I pacemaker utilizzati su altre persone possono essere reimpiantati in nuovi pazienti? La domanda sorge poiché sempre più voci chiedono una medicina eco-responsabile e poiché l’accesso a nuovi dispositivi medici rimane difficile in molte regioni.
In effetti, questa pratica di riutilizzare pacemaker ancora in buone condizioni non è nuova. In Europa, un tempo i pacemaker venivano recuperati da persone decedute e reimpiantati in individui in attesa di cure. E i pacemaker di seconda mano sono già oggetto di scambi tra paesi ad alto e basso reddito.
Tuttavia, venticinque anni fa la pratica fu vietata, soprattutto in Francia. La causa sono i timori, soprattutto di natura infettiva, e soprattutto teorici: finora erano disponibili pochi dati sui rischi effettivamente legati al riutilizzo di questi dispositivi. I promotori del processo My heart your heart (MHYH) hanno voluto colmare questa lacuna e valutare in modo più preciso la sicurezza di questo riciclaggio.
Per fare questo, sono stati reclutati in sette paesi (Sierra Leone, Venezuela, Nigeria, Kenya, Paraguay, Messico e Mozambico) 298 adulti in attesa di cure ma che non disponevano di mezzi economici sufficienti per ottenere un nuovo pacemaker. Questi partecipanti sono stati randomizzati a ricevere un pacemaker ricondizionato o un nuovo pacemaker.
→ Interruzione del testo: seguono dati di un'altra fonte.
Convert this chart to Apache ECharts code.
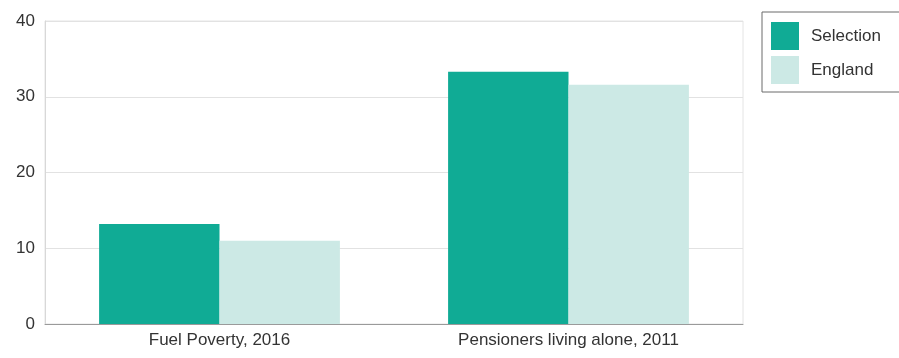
<!DOCTYPE html>
<html>
<head>
<meta charset="utf-8">
<script src="https://cdn.jsdelivr.net/npm/echarts@6/dist/echarts.min.js"></script>
<style>
  html, body { margin: 0; padding: 0; background: #fff; }
  #chart { width: 899px; height: 358px; }
</style>
</head>
<body>
<div id="chart"></div>
<script>
// Indicator categories along the x axis
const categories = ['Fuel Poverty, 2016', 'Pensioners living alone, 2011'];
// Percentage values per area
const selectionValues = [13.2, 33.3];
const englandValues = [11.0, 31.6];
const seriesNames = ['Selection', 'England'];

const chart = echarts.init(document.getElementById('chart'), null, { renderer: 'canvas' });

const font = 'Liberation Sans, Arial, sans-serif';

chart.setOption({
  animation: false,
  backgroundColor: '#ffffff',
  grid: {
    left: 45, right: 156, top: 21, bottom: 34,
    show: true, borderColor: '#e4e4e4', borderWidth: 1
  },
  legend: {
    orient: 'vertical',
    left: 762, top: 12,
    data: seriesNames,
    icon: 'rect',
    itemWidth: 28, itemHeight: 28, itemGap: 6,
    padding: [10, 40, 8, 9],
    borderColor: '#6b6b6b', borderWidth: 1,
    textStyle: { fontFamily: font, fontSize: 17, color: '#333', padding: [0, 0, 0, 7] }
  },
  xAxis: {
    type: 'category',
    data: categories,
    axisLine: { lineStyle: { color: '#9a9a9a', width: 1 } },
    axisTick: { show: false },
    axisLabel: { fontFamily: font, fontSize: 17, color: '#333', margin: 8 }
  },
  yAxis: {
    type: 'value',
    min: 0, max: 40, interval: 10,
    axisLine: { show: true, lineStyle: { color: '#d8d8d8' } },
    axisTick: { show: false },
    splitLine: { lineStyle: { color: '#e2e2e2' } },
    axisLabel: { fontFamily: font, fontSize: 17, color: '#333', margin: 10 }
  },
  series: [
    {
      name: seriesNames[0], type: 'bar', data: selectionValues,
      itemStyle: { color: '#10ab95' },
      barCategoryGap: '31%', barGap: '0%'
    },
    {
      name: seriesNames[1], type: 'bar', data: englandValues,
      itemStyle: { color: '#cce9e5' },
      barCategoryGap: '31%', barGap: '0%'
    }
  ]
});
</script>
</body>
</html>
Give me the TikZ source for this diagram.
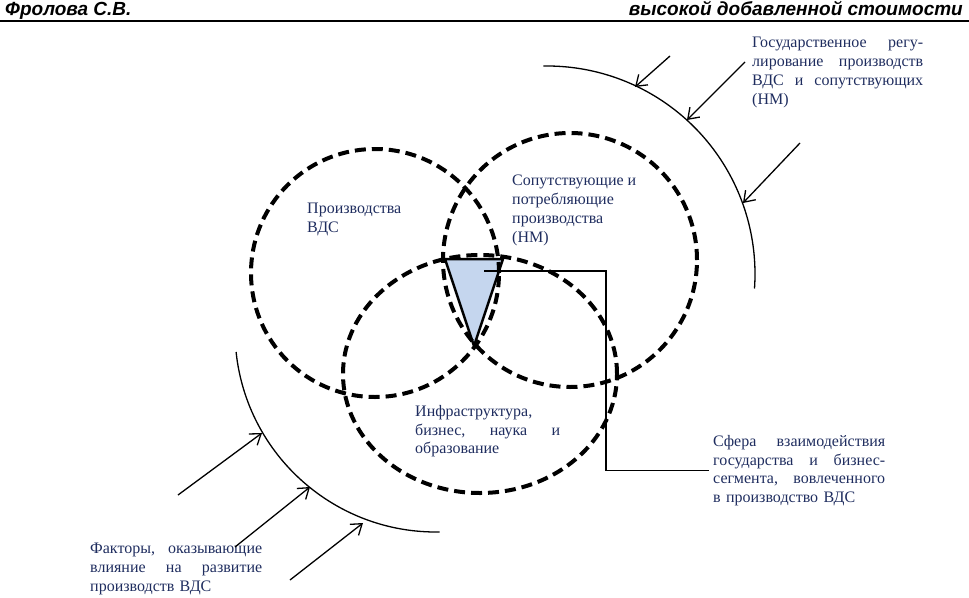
\documentclass[tikz,border=0pt]{standalone}
\usepackage{fontspec}
\setmainfont{Liberation Serif}
\newfontfamily\headfont{Liberation Sans}
\usepackage{tikz}
\usetikzlibrary{arrows.meta}
\usetikzlibrary{shapes.geometric}
\definecolor{zonetext}{RGB}{31,45,95}
\definecolor{crossfill}{RGB}{197,214,238}
\newcommand{\fullline}[2]{\makebox[#1][l]{#2}}

\begin{document}
\begin{tikzpicture}[x=1pt,y=1pt,>={Straight Barb[length=10pt,width=14pt]},
    venn node/.style={circle,draw,line width=4pt,dash pattern=on 11pt off 6pt,inner sep=0pt},
    zone text/.style={anchor=north west,inner sep=0pt,text=zonetext,align=left,font=\fontsize{16}{18.8}\selectfont},
    head text/.style={inner sep=0pt,font=\headfont\bfseries\itshape\fontsize{19}{22}\selectfont},
    factor arrow/.style={->,line width=1.3pt}]

    \useasboundingbox (0,0) rectangle (969,-597);

    \node[head text,anchor=base west] (author) at (5,-16) {Фролова С.В.};
    \node[head text,anchor=base east] (title) at (963,-16) {высокой добавленной стоимости};
    \draw[line width=1.5pt] (0,-21) -- (969,-21);

    \filldraw[fill=crossfill,line width=2.5pt,line join=round] (445,-259) -- (503,-259) -- (474,-346) -- cycle;
    \coordinate (cross) at (484,-271);

    \node[venn node,minimum size=248pt] (vds) at (375,-273) {};
    \node[venn node,minimum size=254pt] (related) at (570,-260) {};
    \node[venn node,ellipse,minimum width=274pt,minimum height=238pt] (infra) at (480,-374) {};

    \node[zone text] (vds label) at (307,-203) {Производства\\ВДС};
    \node[zone text] (related label) at (512,-175) {Сопутствующие и\\потребляющие\\производства\\(НМ)};
    \node[zone text,text width=145pt] (infra label) at (415,-405)
        {Инфраструктура,\\\fullline{145pt}{бизнес,\hfill наука\hfill и}\\образование};
    \node[zone text,text width=171pt] (gov label) at (752,-37)
        {\fullline{171pt}{Государственное\hfill регу-}\\\fullline{171pt}{лирование\hfill производств}\\\fullline{171pt}{ВДС\hfill и\hfill сопутствующих}\\(НМ)};
    \node[zone text,text width=172pt] (sphere label) at (713,-435)
        {\fullline{172pt}{Сфера\hfill взаимодействия}\\\fullline{172pt}{государства\hfill и\hfill бизнес-}\\\fullline{172pt}{сегмента,\hfill вовлеченного}\\в производство ВДС};
    \node[zone text,text width=172pt] (factor label) at (90,-543)
        {\fullline{172pt}{Факторы,\hfill оказывающие}\\\fullline{172pt}{влияние\hfill на\hfill развитие}\\производств ВДС};

    \draw[line width=1.2pt,shorten >=4pt] (cross) -- ++(122,0) |- (sphere label.west);

    \draw[line width=1.3pt] (547,-274) ++(91:208) arc[start angle=91,end angle=-4,radius=208];
    \draw[line width=1.3pt] (436,-331) ++(186:201) arc[start angle=186,end angle=271,radius=201];

    \coordinate (gov tail a) at (670,-56);
    \coordinate (gov tail b) at (745,-62);
    \coordinate (gov tail c) at (800,-143);
    \coordinate (gov head a) at (635,-87);
    \coordinate (gov head b) at (687,-120);
    \coordinate (gov head c) at (743,-203);
    \coordinate (factor tail a) at (178,-495);
    \coordinate (factor tail b) at (235,-547);
    \coordinate (factor tail c) at (290,-580);
    \coordinate (factor head a) at (262,-433);
    \coordinate (factor head b) at (310,-487);
    \coordinate (factor head c) at (363,-523);

    \draw[factor arrow] (gov tail a) -- (gov head a);
    \draw[factor arrow] (gov tail b) -- (gov head b);
    \draw[factor arrow] (gov tail c) -- (gov head c);
    \draw[factor arrow] (factor tail a) -- (factor head a);
    \draw[factor arrow] (factor tail b) -- (factor head b);
    \draw[factor arrow] (factor tail c) -- (factor head c);

\end{tikzpicture}
\end{document}
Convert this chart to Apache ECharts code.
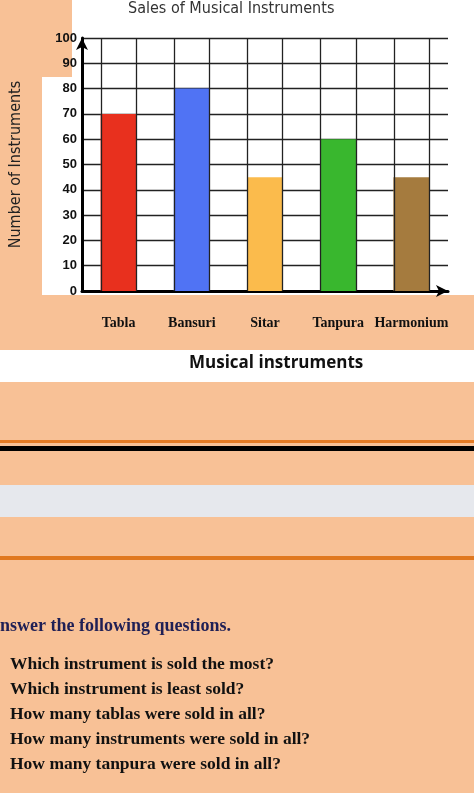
<!DOCTYPE html>
<html>
<head>
<meta charset="utf-8">
<script src="https://cdn.jsdelivr.net/npm/echarts@6/dist/echarts.min.js"></script>
<style>
    html, body {margin: 0; padding: 0; background: #f8c196;}
    .bg {position: absolute;}
    #main {position: absolute; left: 0; top: 0; width: 474px; height: 793px;}
</style>
</head>
<body>
<!-- 背景色块 -->
<div class="bg" style="left:72px;top:0;width:402px;height:295px;background:#fff"></div>
<div class="bg" style="left:42px;top:77px;width:30px;height:218px;background:#fff"></div>
<div class="bg" style="left:0;top:350px;width:474px;height:32px;background:#fff"></div>
<div class="bg" style="left:0;top:440px;width:474px;height:3px;background:#e47b25"></div>
<div class="bg" style="left:0;top:446px;width:474px;height:5px;background:#000"></div>
<div class="bg" style="left:0;top:485px;width:474px;height:32px;background:#e6e8ed"></div>
<div class="bg" style="left:0;top:556px;width:474px;height:4px;background:#e07820"></div>
<div id="main"></div>
<script>
var categories = ['Tabla', 'Bansuri', 'Sitar', 'Tanpura', 'Harmonium'];
var sales = [70, 80, 45, 60, 45];
var barColors = ['#e8301e', '#5073f4', '#fbbb4c', '#39b72e', '#a57b3e'];
var questions = [
    'Which instrument is sold the most?',
    'Which instrument is least sold?',
    'How many tablas were sold in all?',
    'How many instruments were sold in all?',
    'How many tanpura were sold in all?'
];

var chart = echarts.init(document.getElementById('main'));

//竖向网格线：每根柱子的左右边
var edgeLines = [];
categories.forEach(function (c, i) {
    edgeLines.push({xAxis: i - 0.24}, {xAxis: i + 0.24});
});

var graphics = [
    {type: 'text', left: 128, top: 1, style: {text: 'Sales of Musical Instruments', fill: '#333',
        font: '16px "DejaVu Sans Condensed"'}},
    {type: 'text', left: 189, top: 355, style: {text: 'Musical instruments', fill: '#111',
        font: 'bold 17px "Open Sans"'}},
    {type: 'text', left: 0, top: 617, style: {text: 'nswer the following questions.', fill: '#1f1f55',
        font: 'bold 18px "Liberation Serif"'}}
];
questions.forEach(function (q, i) {
    graphics.push({type: 'text', left: 10, top: 655 + i * 25.2,
        style: {text: q, fill: '#111', font: 'bold 17.5px "Liberation Serif"'}});
});

var option = {
    animation: false,
    grid: {left: 76, right: 26, top: 38, bottom: 502},
    graphic: graphics,
    xAxis: [
        {
            type: 'category',
            data: categories,
            axisLine: {lineStyle: {color: '#000', width: 3}, symbol: ['none', 'arrow'], symbolSize: [9, 12]},
            axisTick: {show: false},
            axisLabel: {interval: 0, color: '#111', fontWeight: 'bold', fontSize: 14, fontFamily: 'Liberation Sans Narrow', margin: 25}
        },
        {
            type: 'value', min: -0.5, max: 4.5, show: false
        }
    ],
    yAxis: {
        type: 'value', min: 0, max: 100, interval: 10,
        name: 'Number of Instruments', nameLocation: 'middle', nameGap: 58, nameRotate: 90,
        nameTextStyle: {color: '#222', fontSize: 16, fontFamily: 'DejaVu Sans Condensed'},
        axisLine: {show: true, onZero: false, lineStyle: {color: '#000', width: 3}, symbol: ['none', 'arrow'], symbolSize: [9, 12]},
        axisTick: {show: false},
        axisLabel: {color: '#111', fontWeight: 'bold', fontSize: 13, fontFamily: 'Liberation Sans', margin: 5},
        splitLine: {lineStyle: {color: '#222', width: 1.3}}
    },
    series: [
        {
            type: 'bar',
            barWidth: 36,
            z: 3,
            data: sales.map(function (v, i) {
                return {value: v, itemStyle: {color: barColors[i]}};
            })
        },
        {
            type: 'line',
            xAxisIndex: 1,
            data: [],
            markLine: {
                silent: true, symbol: 'none', label: {show: false},
                lineStyle: {color: '#222', width: 1.3, type: 'solid'},
                data: edgeLines
            }
        }
    ]
};
chart.setOption(option);
</script>
</body>
</html>
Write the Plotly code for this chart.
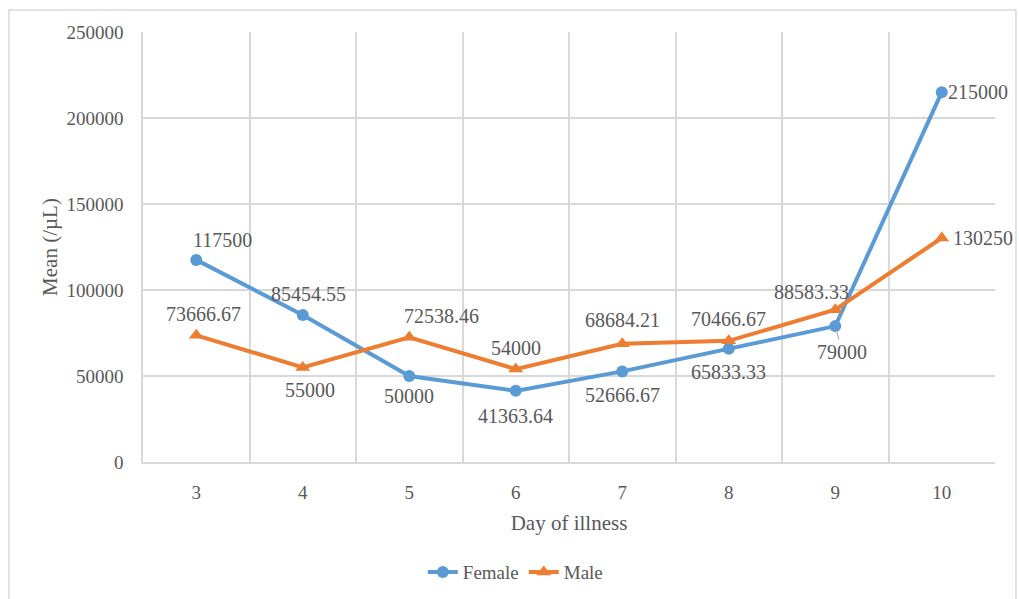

In modo rassicurante, dopo tre mesi di follow-up, i pazienti con pacemaker riciclati non hanno manifestato un numero significativamente maggiore di eventi avversi rispetto agli altri. Non sono stati osservati decessi o malfunzionamenti. E anche i casi di infezione che richiedevano la rimozione del dispositivo impiantabile sembravano leggermente meno frequenti tra i partecipanti che avevano ricevuto pacemaker ricondizionati. Resta da confermare questi risultati su un periodo di tempo più lungo.